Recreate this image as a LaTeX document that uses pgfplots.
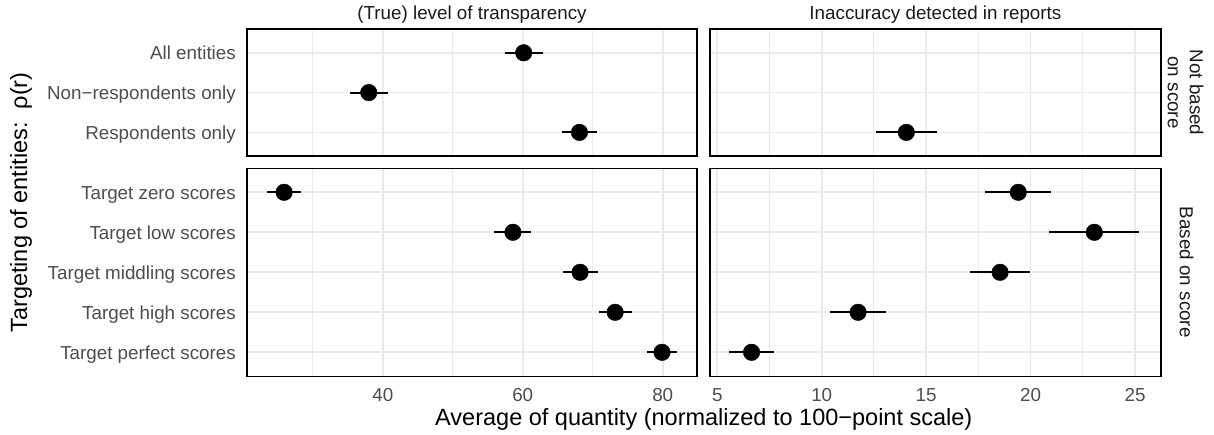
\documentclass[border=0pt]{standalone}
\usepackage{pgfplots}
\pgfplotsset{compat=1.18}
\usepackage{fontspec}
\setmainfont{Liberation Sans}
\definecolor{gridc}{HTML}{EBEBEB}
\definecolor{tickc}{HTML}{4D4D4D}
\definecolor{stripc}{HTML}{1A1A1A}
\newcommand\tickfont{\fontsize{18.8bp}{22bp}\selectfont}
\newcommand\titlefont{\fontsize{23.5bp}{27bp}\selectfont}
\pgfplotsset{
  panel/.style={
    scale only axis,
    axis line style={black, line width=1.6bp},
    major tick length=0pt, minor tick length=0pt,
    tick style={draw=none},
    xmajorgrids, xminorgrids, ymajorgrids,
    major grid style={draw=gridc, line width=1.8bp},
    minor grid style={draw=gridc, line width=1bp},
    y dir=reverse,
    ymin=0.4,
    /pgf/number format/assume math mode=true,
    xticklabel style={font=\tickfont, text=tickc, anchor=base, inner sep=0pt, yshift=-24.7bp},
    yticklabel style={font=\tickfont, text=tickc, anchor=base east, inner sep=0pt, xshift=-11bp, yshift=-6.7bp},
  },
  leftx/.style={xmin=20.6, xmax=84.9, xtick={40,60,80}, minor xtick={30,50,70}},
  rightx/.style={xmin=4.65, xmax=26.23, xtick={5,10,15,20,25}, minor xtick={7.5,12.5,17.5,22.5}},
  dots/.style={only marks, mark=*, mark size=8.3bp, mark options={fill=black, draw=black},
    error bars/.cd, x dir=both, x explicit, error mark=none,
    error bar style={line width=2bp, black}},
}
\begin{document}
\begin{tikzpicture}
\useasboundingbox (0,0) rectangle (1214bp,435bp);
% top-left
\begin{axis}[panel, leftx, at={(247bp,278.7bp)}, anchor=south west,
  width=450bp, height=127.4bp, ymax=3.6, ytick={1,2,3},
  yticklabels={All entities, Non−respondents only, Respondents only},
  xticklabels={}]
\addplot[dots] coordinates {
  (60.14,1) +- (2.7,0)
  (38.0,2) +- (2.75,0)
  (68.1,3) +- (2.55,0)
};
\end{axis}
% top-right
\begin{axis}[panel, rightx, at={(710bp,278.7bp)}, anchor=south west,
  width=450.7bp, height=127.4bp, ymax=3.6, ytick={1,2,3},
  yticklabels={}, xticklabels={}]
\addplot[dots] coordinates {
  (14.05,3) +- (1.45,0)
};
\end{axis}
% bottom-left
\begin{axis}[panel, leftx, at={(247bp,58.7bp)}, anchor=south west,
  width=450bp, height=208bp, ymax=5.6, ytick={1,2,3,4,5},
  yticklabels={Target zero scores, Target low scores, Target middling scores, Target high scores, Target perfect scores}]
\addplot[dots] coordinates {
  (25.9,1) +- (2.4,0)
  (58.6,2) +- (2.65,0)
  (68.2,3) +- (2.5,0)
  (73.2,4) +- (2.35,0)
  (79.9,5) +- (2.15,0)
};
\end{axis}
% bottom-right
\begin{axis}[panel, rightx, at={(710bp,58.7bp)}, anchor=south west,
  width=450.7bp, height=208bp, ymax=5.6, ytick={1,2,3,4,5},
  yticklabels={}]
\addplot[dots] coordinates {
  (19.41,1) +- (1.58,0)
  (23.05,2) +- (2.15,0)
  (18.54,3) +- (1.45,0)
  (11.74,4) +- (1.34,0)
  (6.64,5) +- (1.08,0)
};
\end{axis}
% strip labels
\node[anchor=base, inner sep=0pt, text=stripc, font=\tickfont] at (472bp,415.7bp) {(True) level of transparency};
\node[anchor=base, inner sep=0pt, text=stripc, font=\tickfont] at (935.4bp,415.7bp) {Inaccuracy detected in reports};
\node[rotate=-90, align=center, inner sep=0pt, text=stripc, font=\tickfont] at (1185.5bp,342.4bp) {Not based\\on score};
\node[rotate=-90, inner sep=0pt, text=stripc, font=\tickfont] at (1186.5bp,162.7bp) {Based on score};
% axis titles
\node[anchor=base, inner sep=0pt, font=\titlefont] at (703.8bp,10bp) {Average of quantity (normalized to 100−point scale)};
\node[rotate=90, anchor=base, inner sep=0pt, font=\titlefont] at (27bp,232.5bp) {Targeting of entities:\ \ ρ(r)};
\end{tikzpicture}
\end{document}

### EXERCISE DETAILS
Go through the data above and transcribe it in full, omitting any image.

### RESPONSE TO THE EXERCISE
Recreate this image as a LaTeX document that uses pgfplots.
\documentclass[border=0pt]{standalone}
\usepackage{pgfplots}
\pgfplotsset{compat=1.18}
\usepackage{fontspec}
\setmainfont{Liberation Sans}
\definecolor{gridc}{HTML}{EBEBEB}
\definecolor{tickc}{HTML}{4D4D4D}
\definecolor{stripc}{HTML}{1A1A1A}
\newcommand\tickfont{\fontsize{18.8bp}{22bp}\selectfont}
\newcommand\titlefont{\fontsize{23.5bp}{27bp}\selectfont}
\pgfplotsset{
  panel/.style={
    scale only axis,
    axis line style={black, line width=1.6bp},
    major tick length=0pt, minor tick length=0pt,
    tick style={draw=none},
    xmajorgrids, xminorgrids, ymajorgrids,
    major grid style={draw=gridc, line width=1.8bp},
    minor grid style={draw=gridc, line width=1bp},
    y dir=reverse,
    ymin=0.4,
    /pgf/number format/assume math mode=true,
    xticklabel style={font=\tickfont, text=tickc, anchor=base, inner sep=0pt, yshift=-24.7bp},
    yticklabel style={font=\tickfont, text=tickc, anchor=base east, inner sep=0pt, xshift=-11bp, yshift=-6.7bp},
  },
  leftx/.style={xmin=20.6, xmax=84.9, xtick={40,60,80}, minor xtick={30,50,70}},
  rightx/.style={xmin=4.65, xmax=26.23, xtick={5,10,15,20,25}, minor xtick={7.5,12.5,17.5,22.5}},
  dots/.style={only marks, mark=*, mark size=8.3bp, mark options={fill=black, draw=black},
    error bars/.cd, x dir=both, x explicit, error mark=none,
    error bar style={line width=2bp, black}},
}
\begin{document}
\begin{tikzpicture}
\useasboundingbox (0,0) rectangle (1214bp,435bp);
% top-left
\begin{axis}[panel, leftx, at={(247bp,278.7bp)}, anchor=south west,
  width=450bp, height=127.4bp, ymax=3.6, ytick={1,2,3},
  yticklabels={All entities, Non−respondents only, Respondents only},
  xticklabels={}]
\addplot[dots] coordinates {
  (60.14,1) +- (2.7,0)
  (38.0,2) +- (2.75,0)
  (68.1,3) +- (2.55,0)
};
\end{axis}
% top-right
\begin{axis}[panel, rightx, at={(710bp,278.7bp)}, anchor=south west,
  width=450.7bp, height=127.4bp, ymax=3.6, ytick={1,2,3},
  yticklabels={}, xticklabels={}]
\addplot[dots] coordinates {
  (14.05,3) +- (1.45,0)
};
\end{axis}
% bottom-left
\begin{axis}[panel, leftx, at={(247bp,58.7bp)}, anchor=south west,
  width=450bp, height=208bp, ymax=5.6, ytick={1,2,3,4,5},
  yticklabels={Target zero scores, Target low scores, Target middling scores, Target high scores, Target perfect scores}]
\addplot[dots] coordinates {
  (25.9,1) +- (2.4,0)
  (58.6,2) +- (2.65,0)
  (68.2,3) +- (2.5,0)
  (73.2,4) +- (2.35,0)
  (79.9,5) +- (2.15,0)
};
\end{axis}
% bottom-right
\begin{axis}[panel, rightx, at={(710bp,58.7bp)}, anchor=south west,
  width=450.7bp, height=208bp, ymax=5.6, ytick={1,2,3,4,5},
  yticklabels={}]
\addplot[dots] coordinates {
  (19.41,1) +- (1.58,0)
  (23.05,2) +- (2.15,0)
  (18.54,3) +- (1.45,0)
  (11.74,4) +- (1.34,0)
  (6.64,5) +- (1.08,0)
};
\end{axis}
% strip labels
\node[anchor=base, inner sep=0pt, text=stripc, font=\tickfont] at (472bp,415.7bp) {(True) level of transparency};
\node[anchor=base, inner sep=0pt, text=stripc, font=\tickfont] at (935.4bp,415.7bp) {Inaccuracy detected in reports};
\node[rotate=-90, align=center, inner sep=0pt, text=stripc, font=\tickfont] at (1185.5bp,342.4bp) {Not based\\on score};
\node[rotate=-90, inner sep=0pt, text=stripc, font=\tickfont] at (1186.5bp,162.7bp) {Based on score};
% axis titles
\node[anchor=base, inner sep=0pt, font=\titlefont] at (703.8bp,10bp) {Average of quantity (normalized to 100−point scale)};
\node[rotate=90, anchor=base, inner sep=0pt, font=\titlefont] at (27bp,232.5bp) {Targeting of entities:\ \ ρ(r)};
\end{tikzpicture}
\end{document}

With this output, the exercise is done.